NBC’s Matt Lauer interviewed Al Gore and, in a rare ‘scattered shower of journalism’ moment, actually got around to asking him some tough questions.
“I don't know what they've done to Matt Lauer. I don't know if they've water-boarded him or if he has just been replicated in a 3 D printer,” Glenn said on radio this morning. “This is one of the only times that I've heard Matt Lauer and I went, ‘that's a question I would have asked.’”
In regards to Gore selling Current TV to Al-Jazeera, Lauer asked:
LAUER: According to reports I've seen, your take on that about $100 million pretax. Was that always just an investment to you? Maybe I was naive.
GORE: Oh, no. No, no. Absolutely.
LAUER: I thought it was something you has an ideological interest in, so why did it become an investment for you in the end?
GORE: Well, it didn't but I'm proud of what my…
“What Matt was trying to say: maybe I was naive but I thought it was an ideological thing. You just sold your network that was all about climate change and everything else and progressivism, you've just sold it to an oil family,” Glenn said. “And [Lauer] says, I thought I was maybe I'm naive, but I thought this was about progressive values. I thought this was about climate with you. But you just sold it to an Islamic regime that makes all of their money destroying the Earth with carbon. Help me out.”
Gore was quick to point out that he is pleased with the work he and partner Joel Hyatt did at Current TV, and he is especially proud that they “won every major award in television journalism.”
“All you've got to be is super progressive and you're going to win those awards,” Pat said.
“Oh, yeah. Just show up,” Glenn added. “Here's what they didn't do: Create anything that anybody watched.”
Current TV was available to nearly 50 million households, which is the reason Glenn and Al-Jazeera were interested in purchasing the network, any yet it averaged about 18,000 people a night in primetime.
“Are you kidding me,” Glenn asked. “Our reruns like in the middle of the night with just DISH and our subscribers are a lot higher than that.”
The hypocrisy runs deep at a lot of these cable companies because networks like Current TV bring in very few viewers but are carried, while TheBlaze TV is only offered one place – on DISH.

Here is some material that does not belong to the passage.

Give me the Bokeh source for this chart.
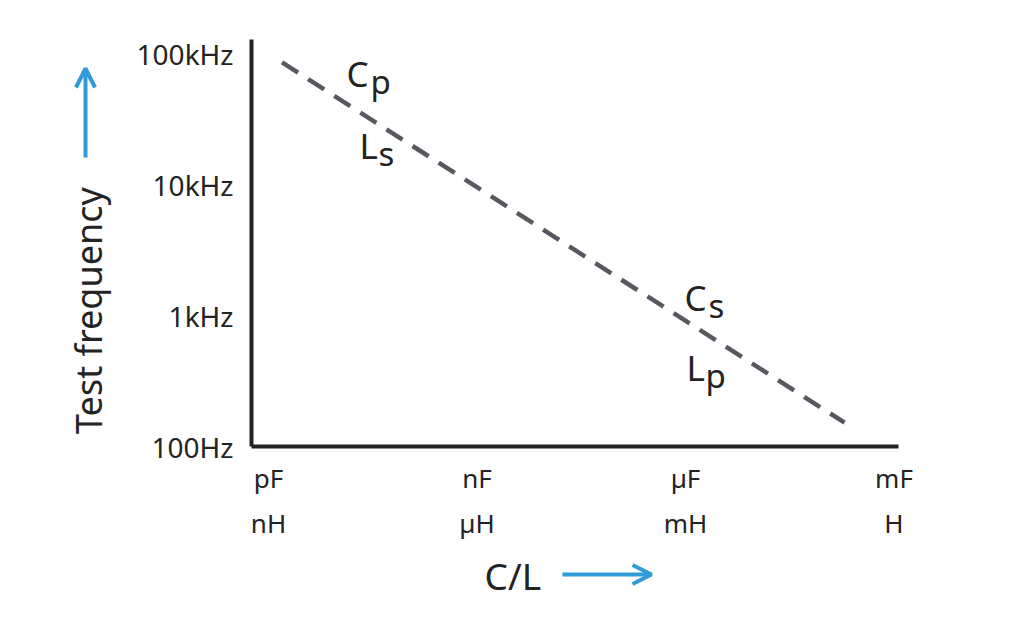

Learn how you can request to have TheBlaze added to the AT&T U-Verse channel lineup HERE.
“I mean, [Gore] had 50 million homes. That's why I tried to buy Current. Al Jazeera is not going to do Current. They are going to do Al Jazeera USA. We were going to put TheBlaze on and have 50 million homes. It took him seven years to get 50 million homes. But nobody watched it. Nobody watched it. He's proud of a massive failure, except he got a little trophy? Al, don't you see,” Glenn asked.
Gore went on to tell Lauer that he is proud that Current TV stood as “the only independent news and information network” that could compete in the “age of conglomerates.”
“Independent? He's an independent? Do you know how much money they had coming from other sources,” Glenn asked. “He says, ‘we're having trouble fighting against these conglomerates.’ I'm not. All you have to do is tell the truth. All you have to do is tell the truth. Current never told the truth.”
For his part, Lauer didn’t let Gore off the hook quite so easily.
LAUER: And yet even as you sold to Al Jazeera, you in the book blast other television news programs saying this. Virtually every news and political commentary program is sponsored in part by oil, coal and gas companies. Not just during campaign seasons but all the time year in and year out with messages designed to soothe and reassure the audience that everything is fine, the global environment is not threatened. And the critics jumped. And they said, here's the guy who just sold Current TV to Al Jazeera which gets an undetermined amount of funding from the country of Qatar which gets its money from oil reserves. Isn't there a contradiction in that?
GORE: I certainly understand that criticism. I disagree with it.
“How do you disagree with it,” Glenn asked. “Because I'm trying to do the math on that. There's a lot of times that I can look at somebody's argument and say, okay, I can see how they think that way and I don't think this way because I think this way. I can see that. There's no way. There's no way. If you have a problem with commercials, commercials being on your network, how do you not have a problem with the network being owned by oil people?”
In the interview, Gore goes on to defend the selling of the network “because Al Jazeera has obviously long since established itself as a really distinguished and effective news gathering organization,” but, again, Lauer does not let him get away so easily.
LAUER: But from a country that bases its wealth on fossil fuels and fossil fuels are the enemy, you targeting climate change, isn't there a bit of hypocrisy in that?
GORE: Well, I get the criticism. I just disagree with it because this network has established itself. It's objective. It's won major awards in countries around the world. And its climate coverage as I said a moment ago has been outstanding and extensive.
“So if you have a trophy, if you get a trophy, you can commit whatever global climate scene you want, and Al Gore's all about you,” Pat asked.
“I need a trophy,” Glenn concluded. “I need a trophy because then Al Gore will accept me, and I'll be okay.”